The original Ferguson Jenkins ruling absolved the future Hall-of-Fame pitcher for declining to cooperate with MLB investigators looking into his recreational drug ties. However, MLB has cracked down on performance-enhancing drugs in the decades since, and MLB people could try to make the case that a Jenkins plea isn't compatible with current PED considerations and suggests a negative inference. MLB isn't likely to suspend only for a failure to cooperate, but could make that a part of its case.
Multiple players are said to have declined to cooperate, not just Braun -- though not all 15, as at least one player is known to have answered the questions of MLB investigators. About 15 players have been linked to Biogenesis, the now-defunct Miami “wellness" clinic at the heart of the investigation, which was begun in spring.
As far as his rehab from his second extensive hip operation is concerned, Rodriguez is said to be experiencing "regular soreness" and although he is not in pain, even people close to him say he is "definitely not ready" for the big leagues with only 10 days to go in the rehab process. Meanwhile, Rodriguez, who turns 38 later this month, speaks hopefully about his return to the field, suggesting to friends he'd expect to move up from Class A Tampa to Double-A Trenton sometime next week with an eye on July 22, which is the day after his allotted 20-day rehab expires. If he isn't ready for that game, that would be a major setback, as he can't simply re-start rehab but must wait five more days to re-start rehab.

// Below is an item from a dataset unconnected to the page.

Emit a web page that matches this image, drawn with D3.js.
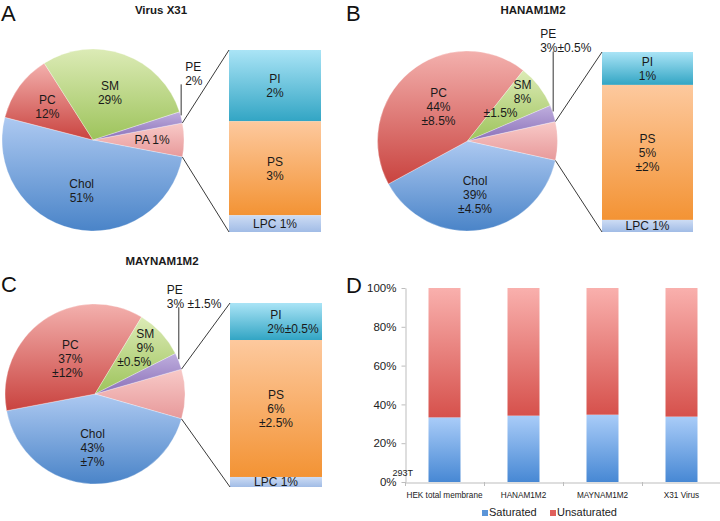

It's fair to say nothing is a given in a comeback filled with false optimism, fits, starts and the usual drama surrounding A-Rod. It has also included a low batting average (he is 2 for 15 thus far), and it's no surprise a lot of skepticism remains that Rodriguez will be ready to play July 22.
"I don't think anybody thinks he'll be back then. Yankees people don't think he's up to it physically," one source said.
At the very least, this hasn't been a smooth recovery.
"He had his best day yesterday. But I haven't had a conversation with him. ... You can't predict," general manager Brian Cashman said by phone.
It wasn't too long ago that Rodriguez was considered a week ahead of Derek Jeter in their efforts to return to the Yankees, but Jeter, the Yankees legend, obviously flew past the slow-recovering Rodriguez and made his return to the Bronx on Thursday afternoon against the Royals. While Jeter's rehab went uneventfully, A-Rod's has predictably taken on a soap-operatic feel, between the PED investigation, his over-exuberant tweet declaring himself ready for minor-league games and Cashman's initial reaction that A-Rod should "shut the f--- up.''
A-Rod and the Yankees higher-ups had a clear-the-air session over the phone following Cashman's strong retort, but the player once viewed as a threat to set the all-time home run record is said to have an extremely limited relationship with some sectors of the front office. He hasn't been seen around the team much (i.e. he was in New York when the team was in Tampa, and vice versa), which is said to give Rodriguez the impressions he isn't especially wanted -- at least at times when he is unable to help them on the field.
The once fanciful conspiracy theory whereby Rodriguez is hoping to be proven physically unable to perform before MLB can suspend to ensure he collects his salary (he has about $100 million to go, give or take a few pennies) has even been advanced in one tabloid. Of course, that scenario doesn't really make sense since MLB can make rulings on injured players, and there's no reason to believe insurance companies would consent to paying premiums on players ruled to have violated PED policies by MLB, at least not for the time of their penalty/suspension.
In any case, it's no shocker that A-Rod's rehab/recovery has spawned some wild theories. His whole existence has turned into one big melodrama.